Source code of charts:
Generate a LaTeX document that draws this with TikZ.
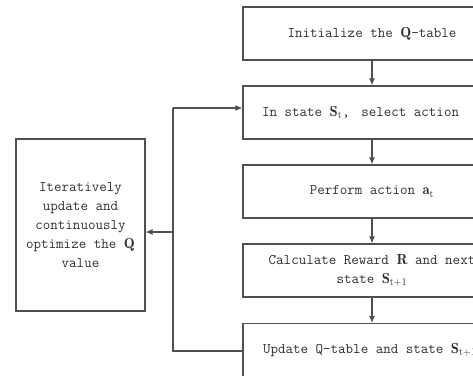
\documentclass[tikz,border=0pt]{standalone}
\usepackage{fontspec}
\usetikzlibrary{arrows.meta,calc}
\definecolor{linec}{HTML}{505050}
\definecolor{textc}{HTML}{303030}
\tikzset{
  stepbox/.style={draw=linec, line width=1.1pt, rectangle, minimum width=258pt, minimum height=53pt,
    inner sep=0pt, align=center, text=textc, font=\ttfamily\fontsize{14.6}{19.5}\selectfont},
  sidebox/.style={draw=linec, line width=1.1pt, rectangle, minimum width=129pt, minimum height=172pt,
    inner sep=0pt, align=center, text=textc, font=\ttfamily\fontsize{14.6}{19}\selectfont},
  conn/.style={draw=linec, line width=1.1pt},
  arr/.style={conn, -{Latex[length=7pt,width=6pt]}}
}
\begin{document}
\begin{tikzpicture}[x=1pt,y=-1pt]
\useasboundingbox (0,0) rectangle (473,375);
\clip (0,0) rectangle (473,375);
\fill[white] (0,0) rectangle (473,375);
\node[stepbox] (b1) at (372,33.5) {Initialize the $\mathbf{Q}$-table};
\node[stepbox] (b2) at (372,112.5) {\makebox[220pt][l]{In state $\mathbf{S}_\mathrm{t}$,\hspace{4pt} select action}};
\node[stepbox] (b3) at (372,191.5) {Perform action $\mathbf{a}_\mathrm{t}$};
\node[stepbox] (b4) at (372,270.5) {Calculate Reward $\mathbf{R}$ and next\\state $\mathbf{S}_\mathrm{t+1}$};
\node[stepbox] (b5) at (372,350) {\makebox[218pt][l]{Update Q-table and state $\mathbf{S}_\mathrm{t+1}$}};
\node[sidebox] (it) at (80.5,225) {Iteratively\\update and\\continuously\\optimize the $\mathbf{Q}$\\value};
\coordinate (top) at (173,108);
\coordinate (bot) at (173,351);
\coordinate (mid) at (173,232);
\draw[arr] (b1) -- (b2);
\draw[arr] (b2) -- (b3);
\draw[arr] (b3) -- (b4);
\draw[arr] (b4) -- (b5);
\draw[conn] (b5.west |- bot) -- (bot) -- (top);
\draw[arr] (top) -- (b2.west |- top);
\draw[arr] (mid) -- (it.east |- mid);
\end{tikzpicture}
\end{document}
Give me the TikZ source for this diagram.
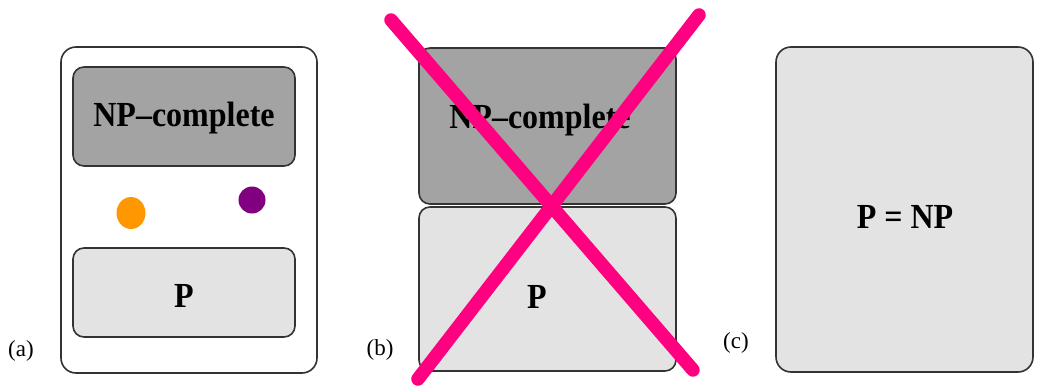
\documentclass[tikz,border=0pt]{standalone}
\usepackage{fontspec}
\usepackage{graphicx}
\setmainfont{Liberation Serif}
\definecolor{dotorange}{RGB}{255,152,0}
\definecolor{dotpurple}{RGB}{128,0,128}
\definecolor{strikepink}{RGB}{255,0,128}
\newcommand{\classlabel}[1]{\scalebox{1}[1.1]{#1}}
\begin{document}
\begin{tikzpicture}[x=1pt,y=-1pt,
  setbox/.style={draw=black!80,line width=1.6pt,rounded corners=11pt},
  hardbox/.style={setbox,fill=black!36},
  easybox/.style={setbox,fill=black!11},
  classtext/.style={font=\fontsize{32}{36}\selectfont\bfseries,inner sep=0pt},
  caption/.style={font=\fontsize{23}{26}\selectfont,inner sep=0pt},
  strike/.style={line width=13.5pt,line cap=round,draw=strikepink}]
\useasboundingbox (0,0) rectangle (1037,391);

% (a) P and NP-complete as separate regions inside NP
\draw[setbox,fill=white,rounded corners=15pt] (61,47) rectangle (317,373);
\draw[hardbox] (73,67) rectangle (295,166);
\node[classtext] (a-np) at (184,118) {\classlabel{NP--complete}};
\draw[easybox] (73,248) rectangle (295,337);
\node[classtext] (a-p) at (184,296) {\classlabel{P}};
\fill[dotorange] (131,213) ellipse [x radius=14.5,y radius=16];
\fill[dotpurple] (252,200) circle [radius=13.5];
\node[caption] (la) at (21,351) {(a)};

% (b) NP-complete directly adjoining P, struck out
\draw[hardbox] (419,48) rectangle (676,204);
\node[classtext] (b-np) at (540,120) {\classlabel{NP--complete}};
\draw[easybox] (419,207) rectangle (676,371);
\node[classtext] (b-p) at (537,297) {\classlabel{P}};
\node[caption] (lb) at (380,350) {(b)};
\coordinate (x1) at (391,20);
\coordinate (x2) at (693,370);
\coordinate (x3) at (699,15);
\coordinate (x4) at (418,379);
\draw[strike] (x1) -- (x2);
\draw[strike] (x3) -- (x4);

% (c) the collapsed case
\draw[easybox,rounded corners=15pt] (776,47) rectangle (1033,372);
\node[classtext] (c-eq) at (905,217) {\classlabel{P = NP}};
\node[caption] (lc) at (736,343) {(c)};
\end{tikzpicture}
\end{document}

Instructions for the task: The data above should be repeated exactly, minus any pictures.

Task output:
Generate a LaTeX document that draws this with TikZ.
\documentclass[tikz,border=0pt]{standalone}
\usepackage{fontspec}
\usetikzlibrary{arrows.meta,calc}
\definecolor{linec}{HTML}{505050}
\definecolor{textc}{HTML}{303030}
\tikzset{
  stepbox/.style={draw=linec, line width=1.1pt, rectangle, minimum width=258pt, minimum height=53pt,
    inner sep=0pt, align=center, text=textc, font=\ttfamily\fontsize{14.6}{19.5}\selectfont},
  sidebox/.style={draw=linec, line width=1.1pt, rectangle, minimum width=129pt, minimum height=172pt,
    inner sep=0pt, align=center, text=textc, font=\ttfamily\fontsize{14.6}{19}\selectfont},
  conn/.style={draw=linec, line width=1.1pt},
  arr/.style={conn, -{Latex[length=7pt,width=6pt]}}
}
\begin{document}
\begin{tikzpicture}[x=1pt,y=-1pt]
\useasboundingbox (0,0) rectangle (473,375);
\clip (0,0) rectangle (473,375);
\fill[white] (0,0) rectangle (473,375);
\node[stepbox] (b1) at (372,33.5) {Initialize the $\mathbf{Q}$-table};
\node[stepbox] (b2) at (372,112.5) {\makebox[220pt][l]{In state $\mathbf{S}_\mathrm{t}$,\hspace{4pt} select action}};
\node[stepbox] (b3) at (372,191.5) {Perform action $\mathbf{a}_\mathrm{t}$};
\node[stepbox] (b4) at (372,270.5) {Calculate Reward $\mathbf{R}$ and next\\state $\mathbf{S}_\mathrm{t+1}$};
\node[stepbox] (b5) at (372,350) {\makebox[218pt][l]{Update Q-table and state $\mathbf{S}_\mathrm{t+1}$}};
\node[sidebox] (it) at (80.5,225) {Iteratively\\update and\\continuously\\optimize the $\mathbf{Q}$\\value};
\coordinate (top) at (173,108);
\coordinate (bot) at (173,351);
\coordinate (mid) at (173,232);
\draw[arr] (b1) -- (b2);
\draw[arr] (b2) -- (b3);
\draw[arr] (b3) -- (b4);
\draw[arr] (b4) -- (b5);
\draw[conn] (b5.west |- bot) -- (bot) -- (top);
\draw[arr] (top) -- (b2.west |- top);
\draw[arr] (mid) -- (it.east |- mid);
\end{tikzpicture}
\end{document}
Give me the TikZ source for this diagram.
\documentclass[tikz,border=0pt]{standalone}
\usepackage{fontspec}
\usepackage{graphicx}
\setmainfont{Liberation Serif}
\definecolor{dotorange}{RGB}{255,152,0}
\definecolor{dotpurple}{RGB}{128,0,128}
\definecolor{strikepink}{RGB}{255,0,128}
\newcommand{\classlabel}[1]{\scalebox{1}[1.1]{#1}}
\begin{document}
\begin{tikzpicture}[x=1pt,y=-1pt,
  setbox/.style={draw=black!80,line width=1.6pt,rounded corners=11pt},
  hardbox/.style={setbox,fill=black!36},
  easybox/.style={setbox,fill=black!11},
  classtext/.style={font=\fontsize{32}{36}\selectfont\bfseries,inner sep=0pt},
  caption/.style={font=\fontsize{23}{26}\selectfont,inner sep=0pt},
  strike/.style={line width=13.5pt,line cap=round,draw=strikepink}]
\useasboundingbox (0,0) rectangle (1037,391);

% (a) P and NP-complete as separate regions inside NP
\draw[setbox,fill=white,rounded corners=15pt] (61,47) rectangle (317,373);
\draw[hardbox] (73,67) rectangle (295,166);
\node[classtext] (a-np) at (184,118) {\classlabel{NP--complete}};
\draw[easybox] (73,248) rectangle (295,337);
\node[classtext] (a-p) at (184,296) {\classlabel{P}};
\fill[dotorange] (131,213) ellipse [x radius=14.5,y radius=16];
\fill[dotpurple] (252,200) circle [radius=13.5];
\node[caption] (la) at (21,351) {(a)};

% (b) NP-complete directly adjoining P, struck out
\draw[hardbox] (419,48) rectangle (676,204);
\node[classtext] (b-np) at (540,120) {\classlabel{NP--complete}};
\draw[easybox] (419,207) rectangle (676,371);
\node[classtext] (b-p) at (537,297) {\classlabel{P}};
\node[caption] (lb) at (380,350) {(b)};
\coordinate (x1) at (391,20);
\coordinate (x2) at (693,370);
\coordinate (x3) at (699,15);
\coordinate (x4) at (418,379);
\draw[strike] (x1) -- (x2);
\draw[strike] (x3) -- (x4);

% (c) the collapsed case
\draw[easybox,rounded corners=15pt] (776,47) rectangle (1033,372);
\node[classtext] (c-eq) at (905,217) {\classlabel{P = NP}};
\node[caption] (lc) at (736,343) {(c)};
\end{tikzpicture}
\end{document}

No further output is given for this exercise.